Toutefois, il ne s'agit pas d'une science exacte !
La Loi relative aux marchés publics prévoit, par exemple, que l’adjudicataire (entrepreneur) peut invoquer, à certaines conditions, des circonstances imprévisibles afin de demander une révision du contrat (Art. 38/9 de l’AR du 14 janvier 2013).

Un tel principe n'existe cependant pas en droit privé. Pourtant, il ne semble pas impossible qu'un entrepreneur puisse réclamer une compensation, à tout le moins partiellement, pour certaines augmentations de prix flagrantes qui lui causeraient un désavantage considérable.
Dans ce cas, tant la charge de la preuve que le fondement juridique de la demande incomberaient, bien entendu, à l'entrepreneur.

L’on peut également constater que les entrepreneurs tiennent désormais compte de la conjoncture économique actuelle ainsi que de la pandémie en formulant certaines réserves dans leurs offres et contrats.

Il appartient au Maître de l’Ouvrage de déduire, à la lumière des documents régissant sa relation contractuelle avec l’entrepreneur, les conséquences que cela impliquerait pour lui ou pour son co-contractant.

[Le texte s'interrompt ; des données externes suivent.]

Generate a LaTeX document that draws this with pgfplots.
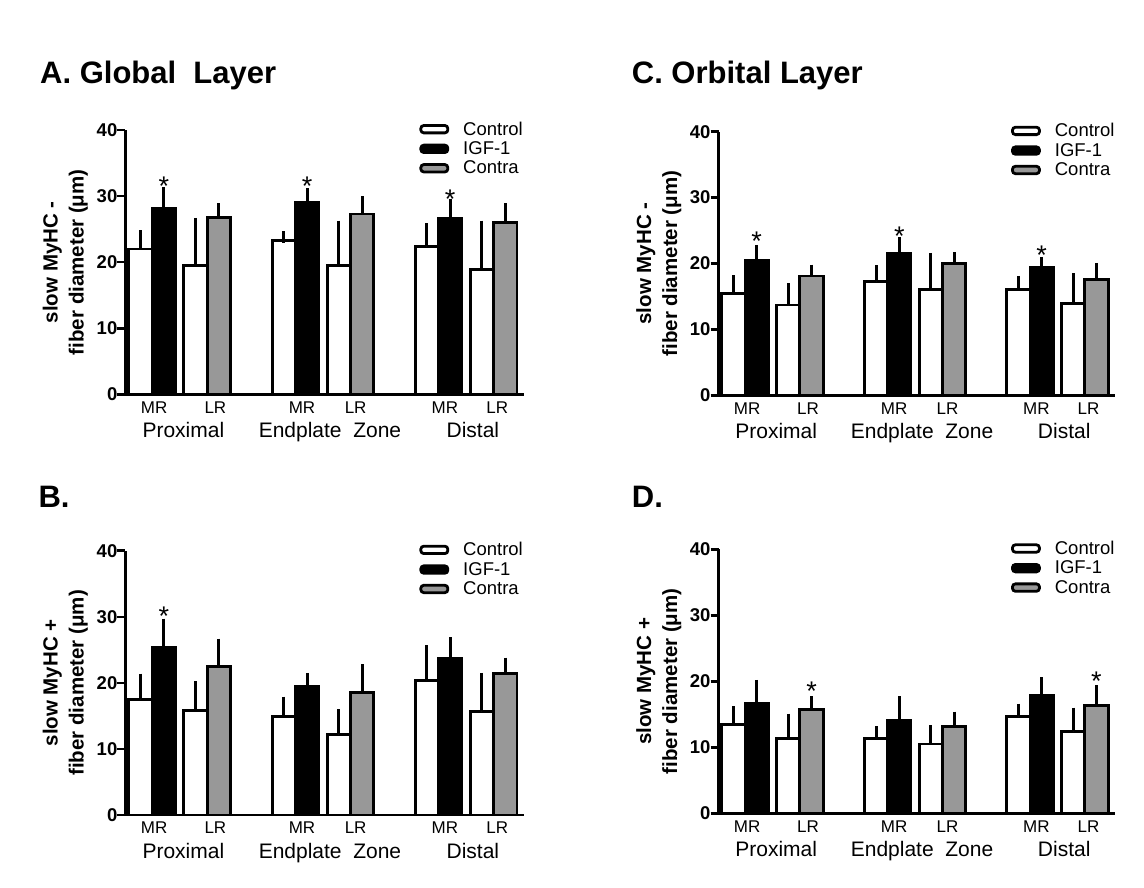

Enfin et en tant que concepteur, il vous est vivement recommandé de tenir compte de cette situation économique et ce, notamment, sous l’angle des responsabilités dont nous reparlerons plus tard. Comme nous le verrons plus en détails ci-après (voir section « Approche et points d'attention »), il est préférable de convenir avec le Maître de l’Ouvrage que vos honoraires seront fixés en fonction du coût réel de la construction plutôt que de les plafonner à un montant forfaitaire. En outre, il faut être conscient que cette situation économique peut entraîner un surplus de travail pour lequel on peut raisonnablement attendre une rémunération.